LE NON-ESPACE
Source : Le Vijnana Bhairava traduit et commenté par Lilian Silburn
127 - L'inconnaissable, l'insaisissable, le vide et ce qui n'accédera jamais à l'existence, imaginez tout cela comme Bhairava et, à la fin de cette évocation, l'illumination se produit.
Il faut imaginer que le Bhairava, la Conscience universelle, est l'essence de toute chose y compris ce qui n'existe pas. Sivopadhyaya cite un extrait de la Vimarsadipika dans lequel Siva apparaît comme le réceptacle du vide, Lui, l'autonome et parfaite plénitude : là, nous dit-on, toutes les réalités reposent, de là aussi elles surgissent et là même elles s'évanouissent. Il donne encore un verset de la Maharthamanjari : « Quelle différence existe-t-il du point de vue de la réalité véritable entre une fleur atmosphérique et une fleur réelle ? L'univers puise sa vie dans la vibration de la conscience et cette vibration est partout la même. »
Ainsi dans le cas de choses inexistantes, telle une fleur imaginaire, la conscience manifeste clairement son existence tout comme elle le l'ait à l'égard d'une fleur réelle, c'est-à-dire projetée à l'extérieur.
Notre commentateur cite encore une stance d'Utpaladeva qui fournit des précisions sur notre sloka ; définissant la Lumière de la Conscience il dit à son sujet : « C'est la vibration, l'être absolu au-delà des distinctions spatiales et temporelles. En tant que quintessence on la nomme Cœur du suprême souverain. » Ainsi l'existence véritable (mahasatta) a pour définition sphurata ou sphurana, elle fait vibrer la conscience qui réagit. Si un pot existe, c'est qu'il se manifeste à moi lorsqu'il pénètre dans ma conscience. Satta, l'existence, glose Abhinavagupta, est un terme employé afin de désigner la nature essentielle du libre agent.
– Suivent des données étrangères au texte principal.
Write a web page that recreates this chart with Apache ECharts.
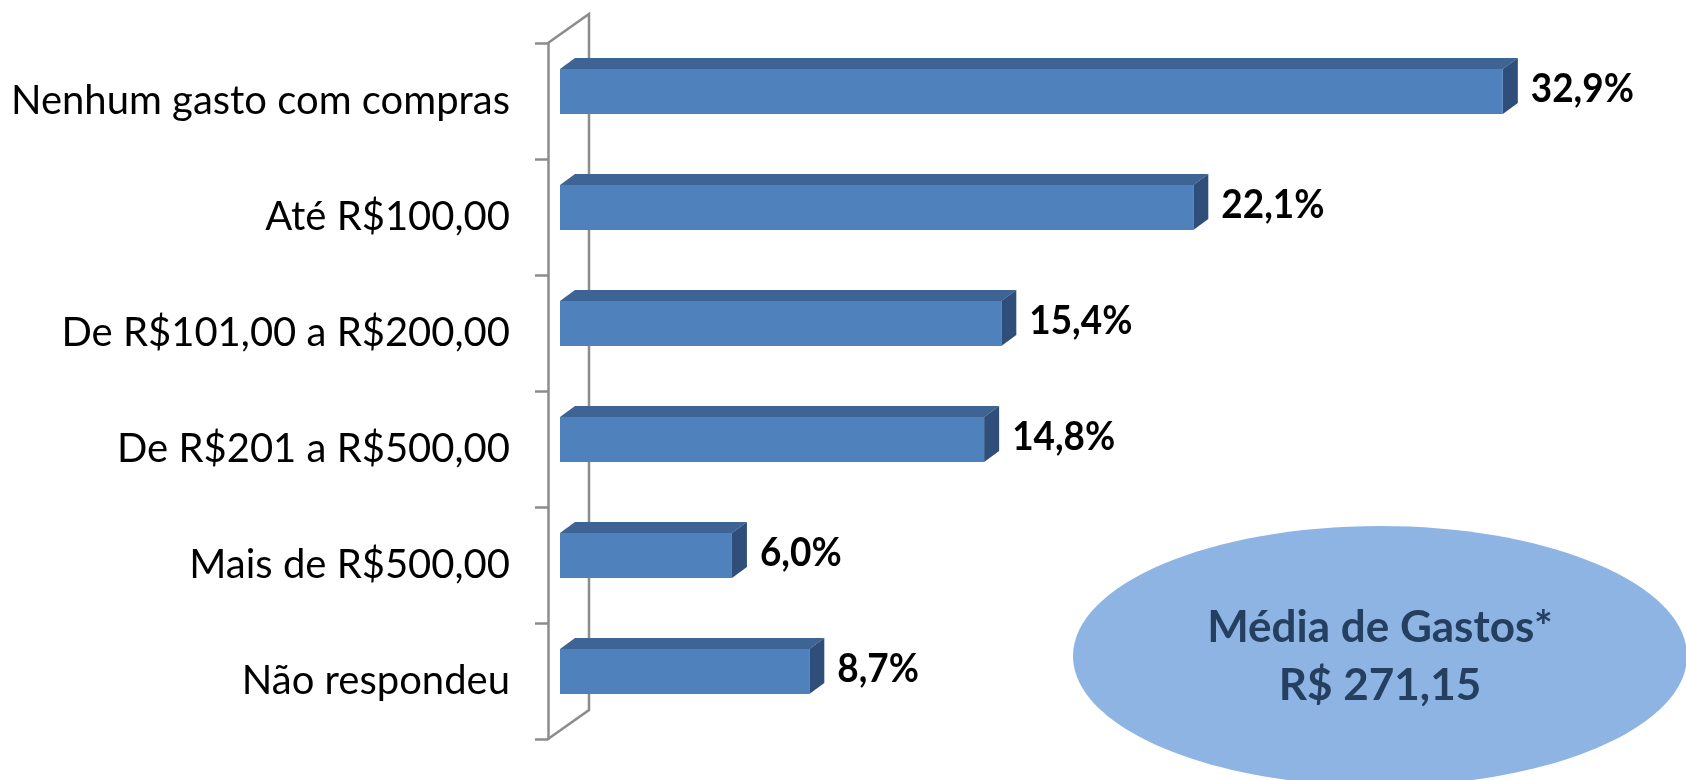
<!DOCTYPE html>
<html>
<head>
<meta charset="utf-8">
<script src="https://cdn.jsdelivr.net/npm/echarts@6/dist/echarts.min.js"></script>
<style>
html,body{margin:0;padding:0;background:#fff;}
#chart{width:1686px;height:780px;}
</style>
</head>
<body>
<div id="chart"></div>
<script>
const categories = ['Nenhum gasto com compras','Até R$100,00','De R$101,00 a R$200,00','De R$201 a R$500,00','Mais de R$500,00','Não respondeu'];
const values = [32.9, 22.1, 15.4, 14.8, 6.0, 8.7];
const valueLabels = ['32,9%','22,1%','15,4%','14,8%','6,0%','8,7%'];
const calloutLines = ['Média de Gastos*','R$ 271,15'];

const FONT = 'Lato, "Liberation Sans", sans-serif';
const chart = echarts.init(document.getElementById('chart'));

function renderBar(params, api) {
  const idx = api.value(1);
  const val = api.value(0);
  const p0 = api.coord([0, idx]);
  const p1 = api.coord([val, idx]);
  const band = api.size([0, 1])[1];
  const offX = 12, offY = -9.5;   // bar placed mid-depth
  const dx = 15, dy = -11;        // 3D depth of bar
  const h = band * 0.39;
  const x0 = p0[0] + offX, x1 = p1[0] + offX;
  const yc = p0[1] + offY;
  const yt = yc - h / 2, yb = yc + h / 2;
  return {
    type: 'group',
    children: [
      {type: 'polygon', shape: {points: [[x0, yt], [x1, yt], [x1 + dx, yt + dy], [x0 + dx, yt + dy]]}, style: {fill: '#3D6494'}},
      {type: 'polygon', shape: {points: [[x1, yt], [x1 + dx, yt + dy], [x1 + dx, yb + dy], [x1, yb]]}, style: {fill: '#2F4E79'}},
      {type: 'rect', shape: {x: x0, y: yt, width: x1 - x0, height: h}, style: {fill: '#4F81BD'}},
      {type: 'text', x: x1 + dx + 13, y: yc - 3, scaleX: 0.9, style: {text: valueLabels[params.dataIndex], font: 'bold 41px ' + FONT, fill: '#000', textVerticalAlign: 'middle', textAlign: 'left'}}
    ]
  };
}

function renderWall(params, api) {
  const n = categories.length;
  const band = api.size([0, 1])[1];
  const x0 = api.coord([0, 0])[0];
  const top = api.coord([0, 0])[1] - band / 2;
  const bottom = api.coord([0, n - 1])[1] + band / 2;
  const wx = 41, wy = -29;
  return {
    type: 'polyline',
    shape: {points: [[x0, top], [x0 + wx, top + wy], [x0 + wx, bottom + wy], [x0, bottom]]},
    style: {stroke: '#8C8C8C', lineWidth: 2.5, fill: null}
  };
}

const option = {
  animation: false,
  backgroundColor: '#fff',
  grid: {left: 548, top: 43, bottom: 41, right: 135, containLabel: false},
  xAxis: {type: 'value', min: 0, max: 35, show: false},
  yAxis: {
    type: 'category', data: categories, inverse: true,
    axisLine: {show: true, lineStyle: {color: '#8C8C8C', width: 2.5}},
    axisTick: {show: true, length: 13, lineStyle: {color: '#8C8C8C', width: 2.5}},
    axisLabel: {fontFamily: FONT, fontSize: 40, color: '#000', margin: 38},
    splitLine: {show: false}
  },
  graphic: [
    {type: 'ellipse', shape: {cx: 1380, cy: 656, rx: 307, ry: 130}, style: {fill: '#8EB4E3'}, z: 1},
    {type: 'text', x: 1380, y: 657, style: {text: calloutLines.join('\n'), font: 'bold 44px ' + FONT, fill: '#243F60', textAlign: 'center', textVerticalAlign: 'middle', lineHeight: 58}, z: 2}
  ],
  series: [
    {type: 'custom', renderItem: renderWall, data: [[0, 0]], z: 1, silent: true},
    {type: 'custom', renderItem: renderBar, data: values.map((v, i) => [v, i]), encode: {x: 0, y: 1}, z: 3}
  ]
};
chart.setOption(option);
</script>
</body>
</html>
On dit qu'elle est grande (maha) parce qu'elle remplit jusqu'à une fleur atmosphérique et parce que ni le temps ni l'espace ne la limitent, étant donné que c'est elle qui les engendre.
Si, comme le sloka le recommande, on adhère totalement à l'inconcevable Bhairava vide de toute appréhension distincte et qu'on reconnaisse que rien n'existe sans la Conscience, alors jaillira l'intuition de l'existence indifférenciée (mahasatta) identique à ce Bhairava.
128 - Ayant fixé la pensée sur l'espace externe qui est éternel, sans support, vide, omnipénétrant et dépourvu d'opération, qu'on se fonde alors dans le non-espace.
On ne médite pas sur un espace abstrait ou sur la notion de l'espace mais sur un espace vécu dont on accueille l'immensité. L'espace ainsi valorisé apparaît comme la meilleure approximation de la Conscience infinie sans dualité. En effet les philosophes de l'Inde ont toujours attribué à l'akasa comme à la conscience suprême, éternité, indétermination, vacuité de matière, immutabilité, absence de fondement et d'activité.
On comprend que la contemplation de l'espace extérieur en introduisant le yogi dans l'incommensurable, au-delà de la perception des objets et des formes, vienne l'aider à déployer l'immensité toute intérieure du Soi et que le mouvement d'expansion qui repousse les limites de l'espace se continue en un approfondissement de l'intimité de l'atman.
La conscience intériorisée commence par résorber en elle-même le monde sensible ; puis, échappant à l'espace, elle se révèle dans sa vraie nature où ne règne ni dedans ni dehors. Le yogi repose paisiblement dans l'immensité de la Conscience, domaine de la vacuité absolue qui rejoint, la plénitude.